Not saying it doesn't happen; it does rarely, and under special circumstances. Also it's not that people really need to be pushed hard to do good things - it's more that everyone is entangled in various incentive structures preventing them from doing good, and you could argue that rich and powerful are generally subject to much stronger incentives to do bad than ordinary people. It takes strong character and luck to be an exception. Elon Musk can and does think long-term and for the betterment of everyone - for which he is constantly ridiculed by the media (or even here), not to mention loads of people being constantly perplexed by Tesla's and SpaceX's business decisions, because they can't understand that a company can really exists just as a means to realize some non-short-term, non-monetary goal like getting us to Mars or getting transportation off fossil fuels.

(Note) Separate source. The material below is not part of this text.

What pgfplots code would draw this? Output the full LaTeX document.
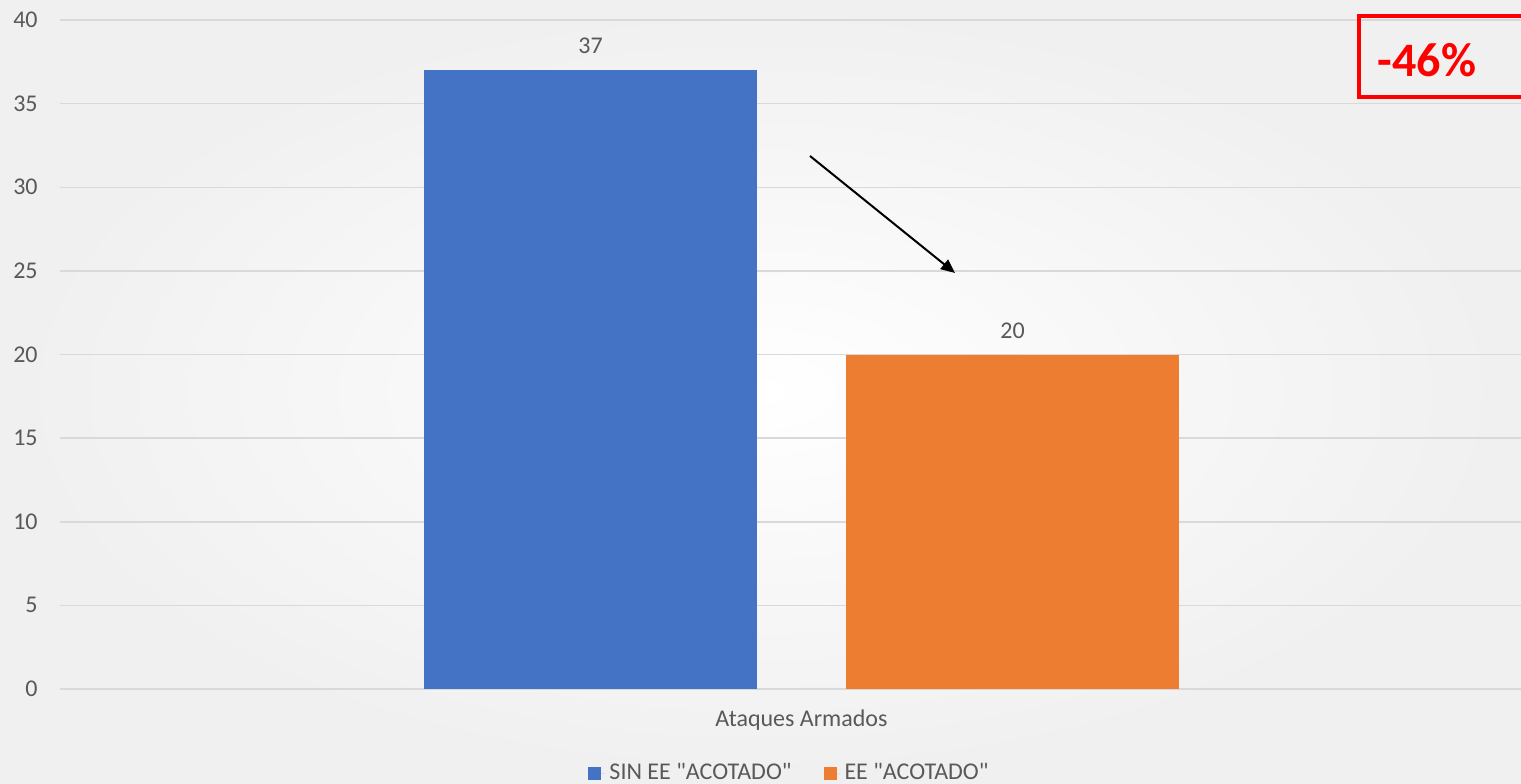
\documentclass[border=0pt]{standalone}
\usepackage{fontspec}
\setmainfont{Carlito}[Ligatures=TeXOff]
\usepackage{pgfplots}
\pgfplotsset{compat=1.18}
\usetikzlibrary{arrows.meta}
\definecolor{gridc}{HTML}{D9D9D9}
\definecolor{txt}{HTML}{595959}
\definecolor{cblue}{HTML}{4472C4}
\definecolor{corange}{HTML}{ED7D31}
\begin{document}
\begin{tikzpicture}[x=1pt,y=1pt]
\useasboundingbox (0,0) rectangle (760.5,391.5);
\shade[inner color=white, outer color=black!6] (0,0) rectangle (760.5,391.5);
\begin{axis}[
  at={(30pt,47pt)}, anchor=south west, scale only axis,
  width=730.5pt, height=334.5pt,
  xmin=-1, xmax=1, ymin=0, ymax=40,
  ytick={0,5,...,40},
  xtick={0}, xticklabels={Ataques Armados},
  ymajorgrids, grid style={gridc, line width=0.75pt},
  axis line style={draw=none}, major tick length=0pt,
  /pgf/number format/assume math mode=true,
  tick label style={font=\fontsize{12}{14}\selectfont, color=txt},
  yticklabel style={anchor=east, inner sep=0pt, xshift=-11pt},
  xticklabel style={anchor=center, inner sep=0pt, yshift=-15.5pt, xshift=5.5pt},
  ybar, bar width=166.5pt,
  nodes near coords,
  every node near coord/.append style={font=\fontsize{12}{14}\selectfont, color=txt, anchor=center, yshift=12pt},
  legend style={at={(0.5,0)}, anchor=center, yshift=-42pt, xshift=0pt, draw=none, fill=none,
    legend columns=2, font=\fontsize{12}{14}\selectfont, text=txt,
    /tikz/every even column/.append style={column sep=14pt},
    legend cell align=left},
  legend image code/.code={\fill[#1] (0pt,-3.25pt) rectangle (6.5pt,3.25pt); \path (0pt,0pt) -- (8.5pt,0pt);},
]
\addplot[fill=cblue, draw=none, bar shift=-100pt] coordinates {(0,37)};
\addplot[fill=corange, draw=none, bar shift=111pt] coordinates {(0,20)};
\legend{SIN EE "ACOTADO", EE "ACOTADO"}
\end{axis}
\draw[line width=1pt, -{Triangle[length=7pt,width=6pt]}] (405,313.5) -- (477.5,255);
\draw[red, line width=2pt] (760.5,383.5) -- (679.5,383.5) -- (679.5,343) -- (760.5,343);
\node[red, font=\fontsize{24}{28}\selectfont\bfseries] at (713.5,361.5) {-46\%};
\end{tikzpicture}
\end{document}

Hell, we've generally created a system that attempts to forbid companies from long-term, cooperative thinking. Just almost any kind of strategic cooperation on the market is being called "anti-competitive practice" and discouraged with severe punishments. And for good reason, probably - companies tend to cooperate against society, not for it, and governments tend to not like rich people being powerful enough to work around them completely. As companies get successful they're being asked to go public - and that's usually enough to destroy any possibility of working for long-term good in them - public shareholders tend to not give a damn about the company mission or deeds beyond their means of making immediate profit. It takes special trickery, like Google did, to keep the company in control of individuals capable of thinking longer-term.

For better or worse, we tend to force rich people both culturally and legally into being greedy and short-sighted - so let's not act surprised if that's all most of them do.


No, I don't "stereotype 100% of wealthy people". I am talking about a single wealthy person, and I'm basing my opinion on his actions.

He can and will say whatever he needs to say to get support. Looking at the history of his actions is a much better indicator towards what he will actually do.